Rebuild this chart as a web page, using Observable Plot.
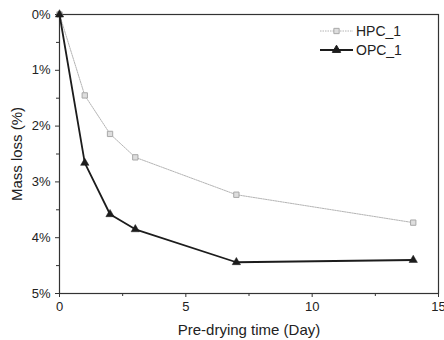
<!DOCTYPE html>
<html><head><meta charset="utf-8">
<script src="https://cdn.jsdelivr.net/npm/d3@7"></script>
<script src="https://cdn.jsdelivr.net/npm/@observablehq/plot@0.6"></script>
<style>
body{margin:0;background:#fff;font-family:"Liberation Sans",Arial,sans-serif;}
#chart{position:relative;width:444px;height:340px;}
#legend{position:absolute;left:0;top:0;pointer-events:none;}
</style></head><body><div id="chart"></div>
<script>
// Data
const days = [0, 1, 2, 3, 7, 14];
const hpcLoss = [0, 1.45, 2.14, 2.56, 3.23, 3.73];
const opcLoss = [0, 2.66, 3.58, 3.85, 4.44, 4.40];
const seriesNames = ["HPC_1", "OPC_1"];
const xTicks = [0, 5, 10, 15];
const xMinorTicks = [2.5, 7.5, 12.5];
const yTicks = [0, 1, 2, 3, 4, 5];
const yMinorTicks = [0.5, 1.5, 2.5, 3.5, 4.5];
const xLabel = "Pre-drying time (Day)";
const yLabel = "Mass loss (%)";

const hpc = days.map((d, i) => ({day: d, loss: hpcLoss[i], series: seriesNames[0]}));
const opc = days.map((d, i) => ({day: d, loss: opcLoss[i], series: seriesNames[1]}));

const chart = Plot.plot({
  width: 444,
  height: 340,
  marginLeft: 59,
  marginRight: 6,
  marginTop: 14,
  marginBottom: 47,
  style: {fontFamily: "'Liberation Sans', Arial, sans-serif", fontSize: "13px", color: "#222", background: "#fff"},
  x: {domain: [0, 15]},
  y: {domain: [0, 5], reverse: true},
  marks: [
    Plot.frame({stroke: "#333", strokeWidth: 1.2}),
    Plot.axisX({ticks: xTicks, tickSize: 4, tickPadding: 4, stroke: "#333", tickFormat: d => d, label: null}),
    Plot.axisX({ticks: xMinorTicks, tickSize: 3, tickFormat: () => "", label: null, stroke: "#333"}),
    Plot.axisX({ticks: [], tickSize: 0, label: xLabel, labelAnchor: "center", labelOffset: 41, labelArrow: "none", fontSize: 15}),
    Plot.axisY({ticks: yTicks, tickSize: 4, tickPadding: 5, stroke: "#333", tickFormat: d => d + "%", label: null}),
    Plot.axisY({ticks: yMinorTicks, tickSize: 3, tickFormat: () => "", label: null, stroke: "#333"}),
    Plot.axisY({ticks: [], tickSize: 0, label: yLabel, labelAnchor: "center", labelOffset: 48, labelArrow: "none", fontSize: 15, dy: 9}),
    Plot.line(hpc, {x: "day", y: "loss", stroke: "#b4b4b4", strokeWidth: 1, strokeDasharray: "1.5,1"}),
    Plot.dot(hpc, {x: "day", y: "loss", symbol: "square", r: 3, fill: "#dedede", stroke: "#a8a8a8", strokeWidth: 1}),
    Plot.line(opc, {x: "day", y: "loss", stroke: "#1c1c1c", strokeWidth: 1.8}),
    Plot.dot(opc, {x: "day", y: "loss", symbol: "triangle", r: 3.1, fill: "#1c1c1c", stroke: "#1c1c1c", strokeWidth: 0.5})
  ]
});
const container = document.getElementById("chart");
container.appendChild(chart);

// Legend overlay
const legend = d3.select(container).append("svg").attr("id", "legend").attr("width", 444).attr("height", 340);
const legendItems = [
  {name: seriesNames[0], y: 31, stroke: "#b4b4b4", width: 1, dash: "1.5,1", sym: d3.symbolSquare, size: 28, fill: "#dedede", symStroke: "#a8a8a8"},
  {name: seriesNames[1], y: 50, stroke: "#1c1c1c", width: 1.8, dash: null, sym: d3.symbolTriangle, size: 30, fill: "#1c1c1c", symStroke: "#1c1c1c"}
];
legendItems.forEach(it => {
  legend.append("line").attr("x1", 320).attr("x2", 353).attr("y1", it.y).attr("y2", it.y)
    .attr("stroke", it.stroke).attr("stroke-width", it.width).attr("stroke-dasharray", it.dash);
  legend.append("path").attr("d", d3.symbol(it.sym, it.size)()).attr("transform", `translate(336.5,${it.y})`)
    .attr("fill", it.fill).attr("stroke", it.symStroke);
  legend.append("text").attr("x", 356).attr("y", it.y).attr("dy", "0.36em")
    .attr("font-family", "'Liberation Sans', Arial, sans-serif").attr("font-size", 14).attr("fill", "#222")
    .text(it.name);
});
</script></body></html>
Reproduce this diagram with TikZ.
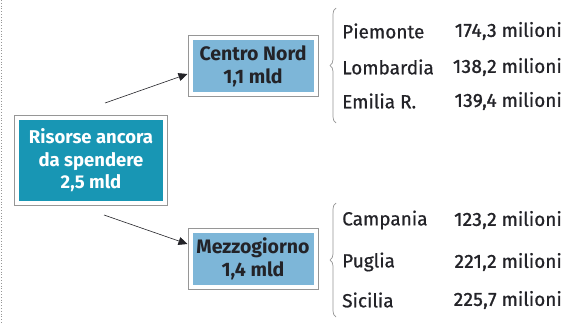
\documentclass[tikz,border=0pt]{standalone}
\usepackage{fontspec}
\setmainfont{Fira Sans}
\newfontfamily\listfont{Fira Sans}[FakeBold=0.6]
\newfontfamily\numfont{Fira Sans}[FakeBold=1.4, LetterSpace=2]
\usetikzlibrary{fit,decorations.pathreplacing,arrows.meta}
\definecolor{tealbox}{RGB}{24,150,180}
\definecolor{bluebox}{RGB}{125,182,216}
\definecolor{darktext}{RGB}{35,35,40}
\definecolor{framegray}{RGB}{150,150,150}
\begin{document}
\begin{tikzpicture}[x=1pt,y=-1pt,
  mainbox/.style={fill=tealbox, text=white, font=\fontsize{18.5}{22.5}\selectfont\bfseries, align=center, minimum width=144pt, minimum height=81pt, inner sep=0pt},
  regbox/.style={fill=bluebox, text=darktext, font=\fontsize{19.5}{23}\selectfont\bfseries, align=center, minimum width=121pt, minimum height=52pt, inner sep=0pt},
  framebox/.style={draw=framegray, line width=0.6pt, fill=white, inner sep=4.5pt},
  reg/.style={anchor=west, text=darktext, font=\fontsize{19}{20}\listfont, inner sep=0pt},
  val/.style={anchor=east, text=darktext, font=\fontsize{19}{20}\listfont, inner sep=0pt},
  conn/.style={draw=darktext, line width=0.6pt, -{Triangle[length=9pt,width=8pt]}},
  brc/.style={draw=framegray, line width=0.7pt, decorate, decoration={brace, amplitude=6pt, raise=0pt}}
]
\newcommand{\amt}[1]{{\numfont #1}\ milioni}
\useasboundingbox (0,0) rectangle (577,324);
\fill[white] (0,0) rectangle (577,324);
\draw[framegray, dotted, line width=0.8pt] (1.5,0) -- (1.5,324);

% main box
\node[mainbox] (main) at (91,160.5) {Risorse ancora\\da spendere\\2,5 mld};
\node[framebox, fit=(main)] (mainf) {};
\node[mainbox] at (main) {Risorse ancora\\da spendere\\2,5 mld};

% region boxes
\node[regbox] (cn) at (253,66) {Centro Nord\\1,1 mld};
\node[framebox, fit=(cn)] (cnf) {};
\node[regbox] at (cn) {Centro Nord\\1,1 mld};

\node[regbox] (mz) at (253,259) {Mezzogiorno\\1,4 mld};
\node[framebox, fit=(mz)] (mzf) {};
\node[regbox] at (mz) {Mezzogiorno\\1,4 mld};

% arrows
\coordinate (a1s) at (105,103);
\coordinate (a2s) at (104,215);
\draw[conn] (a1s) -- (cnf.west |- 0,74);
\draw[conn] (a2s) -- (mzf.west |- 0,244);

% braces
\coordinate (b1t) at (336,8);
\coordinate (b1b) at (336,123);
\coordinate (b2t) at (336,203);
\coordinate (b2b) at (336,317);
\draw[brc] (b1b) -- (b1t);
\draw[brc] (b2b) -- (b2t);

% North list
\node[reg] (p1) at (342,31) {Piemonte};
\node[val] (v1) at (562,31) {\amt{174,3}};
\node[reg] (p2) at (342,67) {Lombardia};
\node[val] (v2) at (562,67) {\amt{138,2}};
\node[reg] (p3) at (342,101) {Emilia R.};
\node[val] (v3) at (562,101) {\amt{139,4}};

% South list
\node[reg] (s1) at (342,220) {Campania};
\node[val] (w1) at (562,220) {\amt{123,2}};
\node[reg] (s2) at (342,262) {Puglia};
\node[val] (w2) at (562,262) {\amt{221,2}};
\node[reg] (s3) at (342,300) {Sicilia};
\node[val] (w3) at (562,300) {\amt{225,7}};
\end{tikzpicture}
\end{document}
※
> [YOUR TASK]:
Where a line of the records above holds the word "chart", copy that line.

> [RESULT OF THIS TASK]:
Rebuild this chart as a web page, using Observable Plot.
#chart{position:relative;width:444px;height:340px;}
</style></head><body><div id="chart"></div>
const chart = Plot.plot({
const container = document.getElementById("chart");
container.appendChild(chart);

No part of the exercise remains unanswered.